Horror Movies
Revisiting THE FACULTY: Shameless And Charming Teen Horror
The Faculty is entertainment in its purest form, shameless in its utter lack of pretension and therefore charming.
I have already confessed to my unfulfilled love for disaster cinema on the occasion of Armageddon, so it is time to admit to another weakness. Namely, I have a fondness for so-called teen horrors. In fact, sometimes even for teen cinema in general, but without exaggeration – I am not a masochist either, and no one will persuade me to sit through a marathon of the Twilight saga. The Faculty.
Horrors set on college campuses and in the labyrinths of high school corridors, on the other hand, I devour with passion. Paradoxically, I probably like them most for what should, logically speaking, be a flaw—absolute predictability. You can always count on recurring plot patterns and a familiar set of characters. The school beauty, obligatorily leading the cheerleading squad, dating the team captain in her spare time, an athletic star doomed to a sports scholarship as the only ticket to university.

The persecuted victim of fate who grows into a hero. A group of nerds. The sweet idiot, most often stuck like Velcro to the normal, well-adjusted, down-to-earth main heroine. The naughty rebel and the black-clad outsider. Completing the set is a dumb jokester smoking excessive amounts of weed. The same goes for the staff: the shouty coach, the strict (and often also dim-witted) principal, the suspicious janitor, one sensible teacher and, for contrast, one utterly hopeless one.
Sometimes all these elements coexist; sometimes only some of them appear, while the braver creators allow themselves to toy with convention and play with stereotypes.

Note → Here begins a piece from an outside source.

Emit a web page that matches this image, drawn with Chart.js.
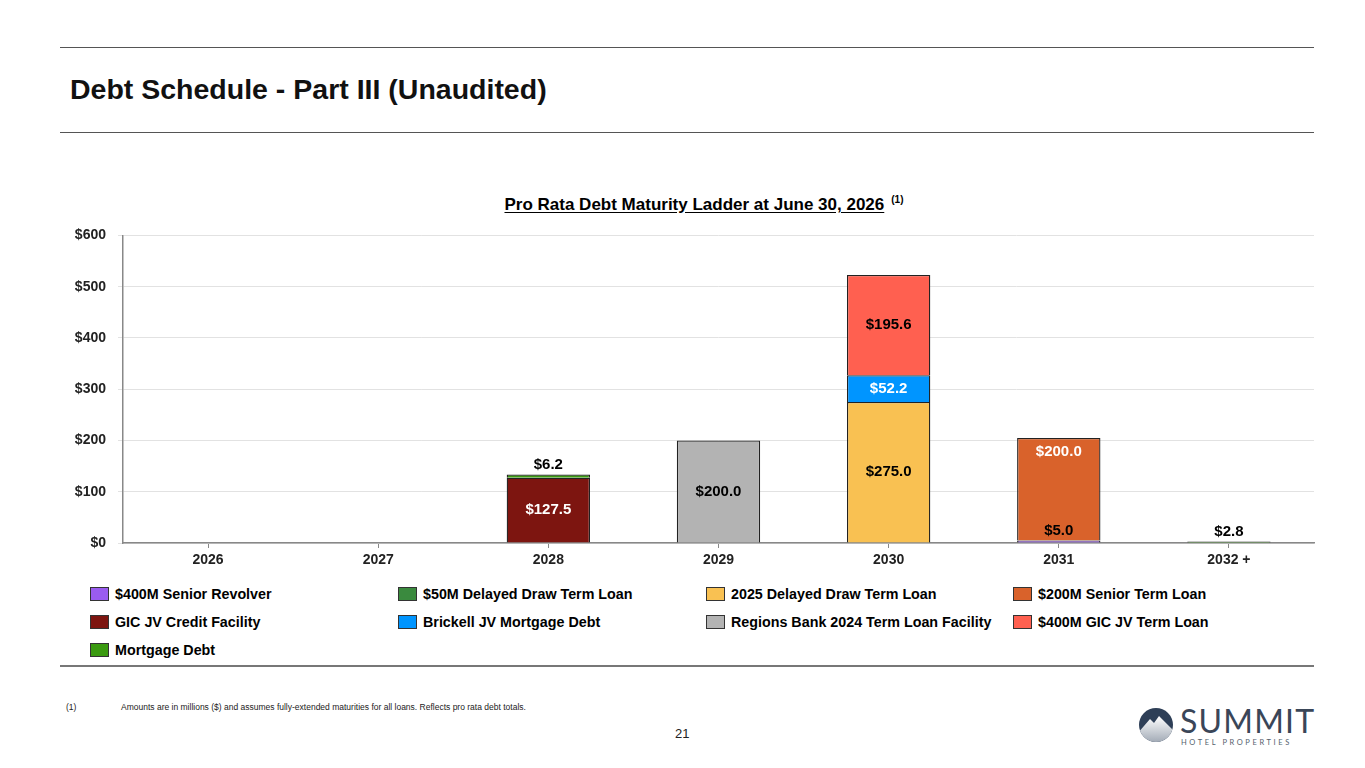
<!DOCTYPE html>
<html>
<head>
<meta charset="utf-8">
<script src="https://cdn.jsdelivr.net/npm/chart.js@4/dist/chart.umd.min.js"></script>
<style>
  body { margin: 0; background: #fff; font-family: "Liberation Sans", Arial, sans-serif; color: #000; }
  #page { position: relative; width: 1365px; height: 768px; overflow: hidden; }
  .rule { position: absolute; left: 60px; width: 1254px; height: 1px; background: #555; }
  #title { position: absolute; left: 70px; top: 73px; font-size: 28.5px; font-weight: bold; color: #111; }
  #chartTitle { position: absolute; left: 0; width: 1408px; top: 194px; text-align: center; font-size: 17px; font-weight: bold; }
  #chartTitle u { text-underline-offset: 2px; }
  #chartTitle sup { font-size: 10px; margin-left: 7px; vertical-align: 7px; }
  #chartBox { position: absolute; left: 60px; top: 215px; width: 1260px; height: 358px; }
  #legend { position: absolute; left: 90px; top: 586px; width: 1240px; }
  .item { position: absolute; display: flex; align-items: center; font-size: 14.3px; font-weight: bold; white-space: nowrap; }
  .swatch { width: 19px; height: 14px; border: 1px solid #333; margin-right: 6px; box-sizing: border-box; }
  #foot { position: absolute; left: 66px; top: 702px; font-size: 8.5px; color: #222; }
  #foot span { position: absolute; left: 55px; white-space: nowrap; }
  #pageNo { position: absolute; left: 675px; top: 726px; font-size: 13px; color: #222; }
  #logo { position: absolute; left: 1138px; top: 703px; }
</style>
</head>
<body>
<div id="page">
  <div class="rule" style="top:47px"></div>
  <div id="title">Debt Schedule - Part III (Unaudited)</div>
  <div class="rule" style="top:132px"></div>

  <div id="chartTitle"><u>Pro Rata Debt Maturity Ladder at June 30, 2026</u><sup>(1)</sup></div>
  <div id="chartBox"><canvas id="chart"></canvas></div>
  <div id="legend"></div>

  <div class="rule" style="top:665px;height:2px;background:#777"></div>
  <div id="foot">(1)<span>Amounts are in millions ($) and assumes fully-extended maturities for all loans. Reflects pro rata debt totals.</span></div>
  <div id="pageNo">21</div>

  <svg id="logo" width="180" height="45" viewBox="0 0 180 45">
    <defs>
      <clipPath id="disc"><circle cx="18" cy="22" r="17"/></clipPath>
      <linearGradient id="snow" x1="0" y1="0" x2="0" y2="1">
        <stop offset="0" stop-color="#ffffff"/>
        <stop offset="1" stop-color="#8e98a6"/>
      </linearGradient>
    </defs>
    <g clip-path="url(#disc)">
      <rect x="0" y="0" width="40" height="45" fill="#2e3f57"/>
      <path d="M0 30 L12 16 L16 20 L21 13 L36 28 L36 45 L0 45 Z" fill="url(#snow)"/>
    </g>
    <text x="42" y="30" font-family="Lato, 'Open Sans', sans-serif" font-size="32" fill="#3a4658" letter-spacing="1.2">SUMMIT</text>
    <text x="43" y="42" font-family="Lato, 'Open Sans', sans-serif" font-size="7.5" fill="#555f6d" letter-spacing="2.6">HOTEL PROPERTIES</text>
  </svg>
</div>

<script>
const categories = ['2026', '2027', '2028', '2029', '2030', '2031', '2032 +'];

// values in $ millions, null where a loan has no maturity that year
const seniorRevolver400   = [null, null, null, null, null, 5.0, null];
const delayedDraw50       = [null, null, null, null, null, null, null];
const delayedDraw2025     = [null, null, null, null, 275.0, null, null];
const seniorTermLoan200   = [null, null, null, null, null, 200.0, null];
const gicCreditFacility   = [null, null, 127.5, null, null, null, null];
const brickellMortgage    = [null, null, null, null, 52.2, null, null];
const regionsTermLoan     = [null, null, null, 200.0, null, null, null];
const gicTermLoan400      = [null, null, null, null, 195.6, null, null];
const mortgageDebt        = [null, null, 6.2, null, null, null, 2.8];

const yTicks = [0, 100, 200, 300, 400, 500, 600];

const series = [
  { label: '$400M Senior Revolver',               data: seniorRevolver400, color: '#9a5cf0', text: '#000' },
  { label: '$50M Delayed Draw Term Loan',         data: delayedDraw50,     color: '#3a8a3e', text: '#fff' },
  { label: '2025 Delayed Draw Term Loan',         data: delayedDraw2025,   color: '#f9c152', text: '#000' },
  { label: '$200M Senior Term Loan',              data: seniorTermLoan200, color: '#d9622b', text: '#fff' },
  { label: 'GIC JV Credit Facility',              data: gicCreditFacility, color: '#7d1510', text: '#fff' },
  { label: 'Brickell JV Mortgage Debt',           data: brickellMortgage,  color: '#0095ff', text: '#fff' },
  { label: 'Regions Bank 2024 Term Loan Facility',data: regionsTermLoan,   color: '#b3b3b3', text: '#000' },
  { label: '$400M GIC JV Term Loan',              data: gicTermLoan400,    color: '#ff6050', text: '#000' },
  { label: 'Mortgage Debt',                       data: mortgageDebt,      color: '#3a9a10', text: '#000' }
];

// legend, 4 columns
const legend = document.getElementById('legend');
const colX = [0, 308, 616, 923];
series.forEach((s, i) => {
  const el = document.createElement('div');
  el.className = 'item';
  el.style.left = colX[i % 4] + 'px';
  el.style.top = (Math.floor(i / 4) * 28) + 'px';
  el.innerHTML = '<div class="swatch" style="background:' + s.color + '"></div>' + s.label;
  legend.appendChild(el);
});

const SMALL = 20;

// value labels on the stacked bars
const barLabels = {
  id: 'barLabels',
  afterDatasetsDraw(chart) {
    const ctx = chart.ctx;
    ctx.save();
    ctx.font = 'bold 15px "Liberation Sans", Arial, sans-serif';
    ctx.textAlign = 'center';
    ctx.textBaseline = 'middle';
    chart.data.datasets.forEach((ds, i) => {
      const meta = chart.getDatasetMeta(i);
      ds.data.forEach((v, j) => {
        if (v == null) return;
        const bar = meta.data[j];
        const top = Math.min(bar.y, bar.base);
        const bottom = Math.max(bar.y, bar.base);
        let y, color;
        if (v < SMALL) {
          y = top - 10;
          color = '#000';
        } else {
          // a small labelled segment underneath pushes this label to the top
          const smallBelow = chart.data.datasets.slice(0, i).some(d => d.data[j] != null && d.data[j] < SMALL);
          y = smallBelow ? top + 14 : (top + bottom) / 2;
          color = ds.labelColor;
        }
        ctx.fillStyle = color;
        ctx.fillText('$' + v.toFixed(1), bar.x, y);
      });
    });
    ctx.restore();
  }
};

const font = { family: '"Liberation Sans", Arial, sans-serif', size: 14, weight: 'bold' };

new Chart(document.getElementById('chart'), {
  type: 'bar',
  data: {
    labels: categories,
    datasets: series.map(s => ({
      label: s.label,
      data: s.data,
      backgroundColor: s.color,
      borderColor: '#222',
      borderWidth: 1.3,
      labelColor: s.text,
      barPercentage: 0.49,
      categoryPercentage: 1
    }))
  },
  options: {
    responsive: true,
    maintainAspectRatio: false,
    animation: false,
    layout: { padding: { top: 0, right: 6 } },
    plugins: {
      legend: { display: false },
      tooltip: { enabled: false }
    },
    scales: {
      x: {
        stacked: true,
        grid: { display: true, drawOnChartArea: false, offset: false, tickLength: 5, color: '#888' },
        border: { color: '#888', width: 1.5 },
        ticks: { font: font, color: '#222', padding: 4 },
        afterFit(scale) { scale.height = 30; }
      },
      y: {
        stacked: true,
        min: 0,
        max: 600,
        afterBuildTicks(scale) { scale.ticks = yTicks.map(v => ({ value: v })); },
        grid: { color: '#e2e2e2', tickLength: 5 },
        border: { color: '#888', width: 1.5 },
        ticks: { font: font, color: '#222', padding: 12, callback: v => '$' + v },
        afterFit(scale) { scale.width = 63; }
      }
    }
  },
  plugins: [barLabels]
});
</script>
</body>
</html>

Hence the staggering success of the Scream series, which launched a parade of more or less successful clones—a trend strongly visible in the late 1990s and around the turn of the century, later gradually fading, but still present to some extent.
As a representative of the generation that welcomed the first Scream at the very beginning of high school, that swooned over Pacey from Dawson’s Creek, I probably do have some nostalgic grounds for this harmless fondness.

The Faculty is an exceptionally agreeable representative of the genre in question. The idea is not particularly original—in essence, it is almost a literal transfer of the concept of Invasion of the Body Snatchers into a teen setting. A mysterious force from outer space gradually takes over the entire teaching staff and then strikes at the students, slowly turning them into ranks of Stepford Youth, completely stripped of identity and, incidentally, of other limitations, such as fear, longing, or hope.
The school loser, Casey – Elijah Wood, tripping over his own feet—suspects that the situation may be connected to an unknown organism he found on the school football field. The aliens share an obsessive fondness for water and an equally obsessive fear of an intoxicating drug produced at home by the rebellious outsider Zeke—Josh Hartnett, a man incapable of expressing any emotion with his face.

The opposition group also includes Stokely, labeled a militant lesbian; Stan, the team captain with ambitions beyond sports; his girlfriend Delilah, the school queen; and sweetly innocent Marybeth Louise Hutchinson, a new student with no sense of direction. In other words, all the appropriate patterns are preserved exactly as they should be.
The real beauty (both literal and figurative), however, director Robert Rodriguez gathered in the background, among the titular teaching staff. Admirers of Salma Hayek’s breathtaking beauty do have to be careful not to blink too much and thus miss her in the role of a sniffling nurse, but Famke Janssen treats us to a first-rate transformation of the take off the glasses and let your hair down variety. Robert Patrick (the shouty coach) is beyond doubt a standout, especially in scenes that deliberately reference Terminator 2 and the character of the T-1000.

The young cast does not deliver top-tier acting, the plot twists are visible from a mile away, and the screenplay is, in places… well, let us not be afraid of the word – simply stupid. But that does not change the fact that The Faculty is entertainment in its purest form, shameless in its utter lack of pretension and therefore charming.
The frantic scurrying of severed little fingers or the exceptionally mobile head of Famke Janssen (everything clearly inspired by Rodriguez’s cinematic fascinations) are scenes that simply cannot be missed. And two small treats during the end credits – without revealing too much, I will only say that they involve a bandage and a sash – are an extra finishing touch, a cheerful wink at the end. They can be regarded as a kind of sealing of the agreement between the director and the viewers: he had great fun making the film, they have great fun watching it, and neither side takes it overly seriously.